GM’s Volt: cost-benefit analysis

GM is claiming that its forthcoming electric car, the Volt, will do 230 mpg. Amazing, if true. But it will cost $40,000. Writing in The Atlantic, Daniel Indiviglio reported on some calculations to see how long he’d have to drive a Toyota Corolla before he’d have recouped the purchase price of the Volt.

The price difference in 2011 between the Volt and Corolla should be approximately $24,189. Next, I figured out how much it would cost to drive a mile in each car. That’s around 11.9 cents per mile for the Corolla and 1.3 cents per mile for the Volt. Thus, it’s around 10.6 cents more expensive per mile to drive the Corolla.

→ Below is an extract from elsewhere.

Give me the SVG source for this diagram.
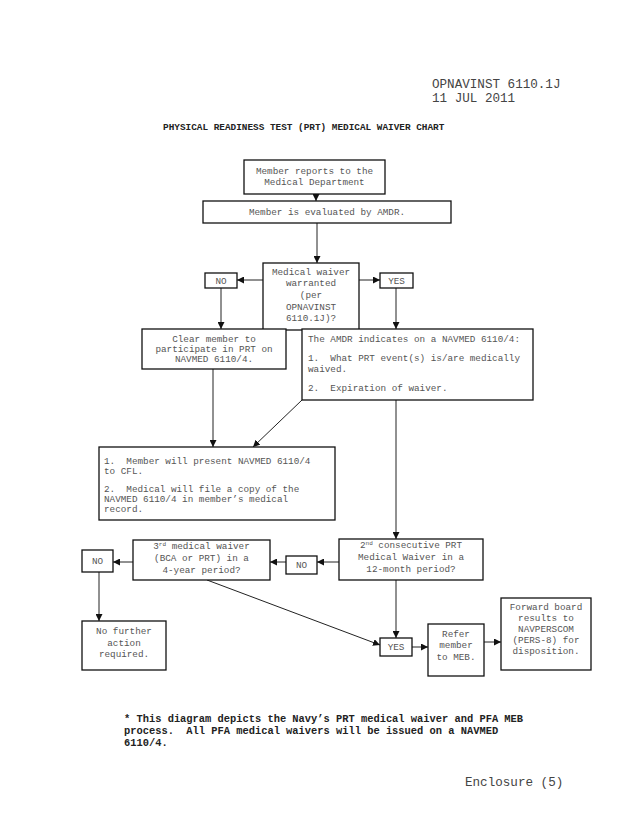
<svg xmlns="http://www.w3.org/2000/svg" width="638" height="826" viewBox="0 0 638 826">
<style>
.b{fill:#fff;stroke:#111;stroke-width:1.3}
.t{font-family:"Liberation Mono","DejaVu Sans Mono",monospace;font-size:9.3px;fill:#555}
.c{text-anchor:middle}
.h{font-family:"Liberation Mono","DejaVu Sans Mono",monospace;font-size:12.6px;fill:#444}
.bo{font-family:"Liberation Mono","DejaVu Sans Mono",monospace;font-weight:bold;fill:#222}
.ln{stroke:#222;stroke-width:1;fill:none}
.sup{font-size:6px}
</style>
<defs>
<marker id="ah" viewBox="0 0 10 10" refX="10" refY="5" markerWidth="7" markerHeight="7" markerUnits="userSpaceOnUse" orient="auto">
<path d="M0,0 L10,5 L0,10 z" fill="#111"/>
</marker>
</defs>
<rect width="638" height="826" fill="#fff"/>
<text class="h" x="432" y="88">OPNAVINST 6110.1J</text>
<text class="h" x="432" y="102">11 JUL 2011</text>
<text class="bo" x="163" y="130" font-size="9.4">PHYSICAL READINESS TEST (PRT) MEDICAL WAIVER CHART</text>

<g id="connectors">
<line class="ln" x1="316" y1="194" x2="316" y2="201" marker-end="url(#ah)"/>
<line class="ln" x1="317" y1="223" x2="317" y2="263" marker-end="url(#ah)"/>
<line class="ln" x1="263" y1="280" x2="237" y2="280" marker-end="url(#ah)"/>
<line class="ln" x1="359" y1="280" x2="380" y2="280" marker-end="url(#ah)"/>
<line class="ln" x1="221" y1="288" x2="221" y2="329" marker-end="url(#ah)"/>
<line class="ln" x1="396" y1="288" x2="396" y2="329" marker-end="url(#ah)"/>
<line class="ln" x1="213" y1="369" x2="213" y2="447" marker-end="url(#ah)"/>
<line class="ln" x1="302" y1="400" x2="253" y2="447" marker-end="url(#ah)"/>
<line class="ln" x1="396" y1="400" x2="396" y2="539" marker-end="url(#ah)"/>
<line class="ln" x1="339" y1="562" x2="317" y2="562" marker-end="url(#ah)"/>
<line class="ln" x1="286" y1="562" x2="270" y2="562" marker-end="url(#ah)"/>
<line class="ln" x1="133" y1="562" x2="113" y2="562" marker-end="url(#ah)"/>
<line class="ln" x1="99" y1="572" x2="99" y2="621" marker-end="url(#ah)"/>
<line class="ln" x1="207" y1="580" x2="380" y2="645" marker-end="url(#ah)"/>
<line class="ln" x1="396" y1="580" x2="396" y2="638" marker-end="url(#ah)"/>
<line class="ln" x1="412" y1="647" x2="428" y2="647" marker-end="url(#ah)"/>
<line class="ln" x1="484" y1="642" x2="501" y2="642" marker-end="url(#ah)"/>
</g>

<g id="n-reports">
<rect class="b" x="244" y="160" width="141" height="34"/>
<text class="t c" x="314.5" y="174">Member reports to the</text>
<text class="t c" x="314.5" y="185">Medical Department</text>
</g>
<g id="n-evaluated">
<rect class="b" x="203" y="201" width="248" height="22"/>
<text class="t c" x="327" y="215">Member is evaluated by AMDR.</text>
</g>
<g id="n-warranted">
<rect class="b" x="263" y="263" width="96" height="67"/>
<text class="t c" x="311" y="275">Medical waiver</text>
<text class="t c" x="311" y="286">warranted</text>
<text class="t c" x="311" y="298">(per</text>
<text class="t c" x="311" y="310">OPNAVINST</text>
<text class="t c" x="311" y="321">6110.1J)?</text>
</g>
<g id="n-no1">
<rect class="b" x="205" y="273" width="32" height="15"/>
<text class="t c" x="221" y="284">NO</text>
</g>
<g id="n-yes1">
<rect class="b" x="380" y="273" width="33" height="15"/>
<text class="t c" x="396.5" y="284">YES</text>
</g>
<g id="n-clear">
<rect class="b" x="142" y="329" width="144" height="40"/>
<text class="t c" x="214" y="342">Clear member to</text>
<text class="t c" x="214" y="352">participate in PRT on</text>
<text class="t c" x="214" y="362">NAVMED 6110/4.</text>
</g>
<g id="n-amdr">
<rect class="b" x="302" y="329" width="231" height="71"/>
<text class="t" x="308" y="342">The AMDR indicates on a NAVMED 6110/4:</text>
<text class="t" x="308" y="361" xml:space="preserve">1.  What PRT event(s) is/are medically</text>
<text class="t" x="308" y="372">waived.</text>
<text class="t" x="308" y="391" xml:space="preserve">2.  Expiration of waiver.</text>
</g>
<g id="n-present">
<rect class="b" x="99" y="447" width="236" height="73"/>
<text class="t" x="104" y="464" xml:space="preserve">1.  Member will present NAVMED 6110/4</text>
<text class="t" x="104" y="474">to CFL.</text>
<text class="t" x="104" y="492" xml:space="preserve">2.  Medical will file a copy of the</text>
<text class="t" x="104" y="502">NAVMED 6110/4 in member’s medical</text>
<text class="t" x="104" y="512">record.</text>
</g>
<g id="n-third">
<rect class="b" x="133" y="540" width="137" height="40"/>
<text class="t c" x="201.5" y="549">3<tspan class="sup" dy="-3">rd</tspan><tspan dy="3"> medical waiver</tspan></text>
<text class="t c" x="201.5" y="561">(BCA or PRT) in a</text>
<text class="t c" x="201.5" y="573">4-year period?</text>
</g>
<g id="n-second">
<rect class="b" x="339" y="539" width="144" height="41"/>
<text class="t c" x="411" y="548">2<tspan class="sup" dy="-3">nd</tspan><tspan dy="3"> consecutive PRT</tspan></text>
<text class="t c" x="411" y="560">Medical Waiver in a</text>
<text class="t c" x="411" y="572">12-month period?</text>
</g>
<g id="n-no2">
<rect class="b" x="286" y="556" width="31" height="18"/>
<text class="t c" x="301.5" y="568">NO</text>
</g>
<g id="n-no3">
<rect class="b" x="82" y="550" width="31" height="22"/>
<text class="t c" x="97.5" y="564">NO</text>
</g>
<g id="n-nofurther">
<rect class="b" x="82" y="621" width="84" height="49"/>
<text class="t c" x="124" y="634">No further</text>
<text class="t c" x="124" y="646">action</text>
<text class="t c" x="124" y="657">required.</text>
</g>
<g id="n-yes2">
<rect class="b" x="380" y="638" width="32" height="18"/>
<text class="t c" x="396" y="650">YES</text>
</g>
<g id="n-refer">
<rect class="b" x="428" y="624" width="56" height="52"/>
<text class="t c" x="456" y="637">Refer</text>
<text class="t c" x="456" y="648">member</text>
<text class="t c" x="456" y="660">to MEB.</text>
</g>
<g id="n-forward">
<rect class="b" x="501" y="598" width="90" height="72"/>
<text class="t c" x="546" y="610">Forward board</text>
<text class="t c" x="546" y="621">results to</text>
<text class="t c" x="546" y="632">NAVPERSCOM</text>
<text class="t c" x="546" y="643">(PERS-8) for</text>
<text class="t c" x="546" y="654">disposition.</text>
</g>

<text class="bo" x="124" y="722" font-size="10.4">* This diagram depicts the Navy’s PRT medical waiver and PFA MEB</text>
<text class="bo" x="124" y="734" font-size="10.4" xml:space="preserve">process.  All PFA medical waivers will be issued on a NAVMED</text>
<text class="bo" x="124" y="746" font-size="10.4">6110/4.</text>
<text class="h" x="465" y="786">Enclosure (5)</text>
</svg>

From this point, it’s pretty simple. Just divide the price difference by how much more per mile it costs to drive the Corolla. That tells us that you would need to drive the Volt approximately 229,000 miles before you break even for paying more to buy it.

Clearly, my methodology takes a few short cuts. Each year you drive the Volt, the price of gasoline may continue to increase. So the number would likely be a little less. For example, if you assume $4 per gallon, then you’d need to drive around 177,000 miles to break even.

There’s a little more help that Volt drivers will get — from Uncle Sam. There will be a government rebate of $7,500 available when you buy a Volt. That lowers its potential price tag to $32,500, reducing the difference in 2011 prices between the Volt and Corolla to $16,689. As a result, you would need to drive approximately 158,000 miles to break even, based on my other original assumptions.

158,000 miles is still a lot. Unless the price of gas truly skyrockets well past the $3 level after 2011, then the argument for purchasing a Volt will remain based more on environmental ethics than economics. That is unless you drive cars for a really, really long time.